Silvia Calvello will lead the new unit as global head of private investment banking. The senior banker in Crédit Agricole’s investment banking division is also in charge of the firm's large French clients and consumer goods, retail and business services sector.
“Ultra-high net worth individuals and family holdings stand out for their increasingly sophisticated expectations: our goal is to meet these expectations," Calvello said, who joined the bank in 2003, and began her career as an analyst in the oil and gas sector.
Indosuez Wealth Management, which has a strong Asia-Pacific footprint, operating in Hong Kong, Singapore, and New Caledonia manages around €132 billion ($156.1 billion) in assets globally.

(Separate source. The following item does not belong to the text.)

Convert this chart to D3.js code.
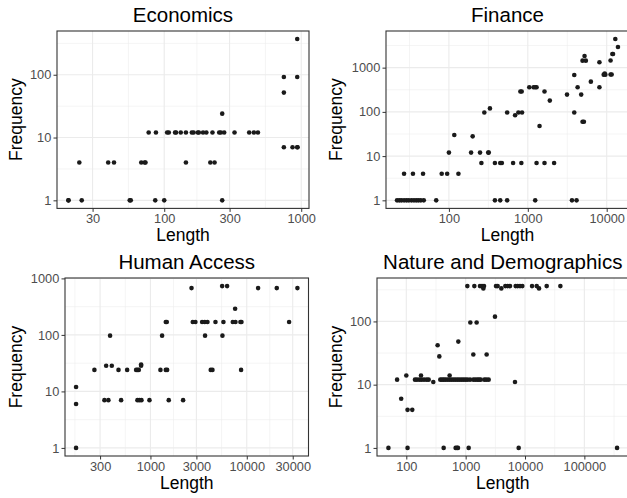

The Paris-based bank, with origins in the agriculture sector, is no doubt also seeking to maximize efficiencies between the two business lines.
“By making the most of the synergies between investment banking and wealth management, Private Investment Banking will allow us to be even closer to family holdings and to better and more proactively support their needs,” Didier Gaffinel, global head of coverage and investment banking at Crédit Agricole CIB, said.
In third-quarter earnings announced last week, profits at the bank fell by 19 per cent from the previous year to €977 million, although it beat analysts forecasts seeing revenues up by 2 per cent to €5.2 billion year on. Its investment banking business posted a strong third quarter.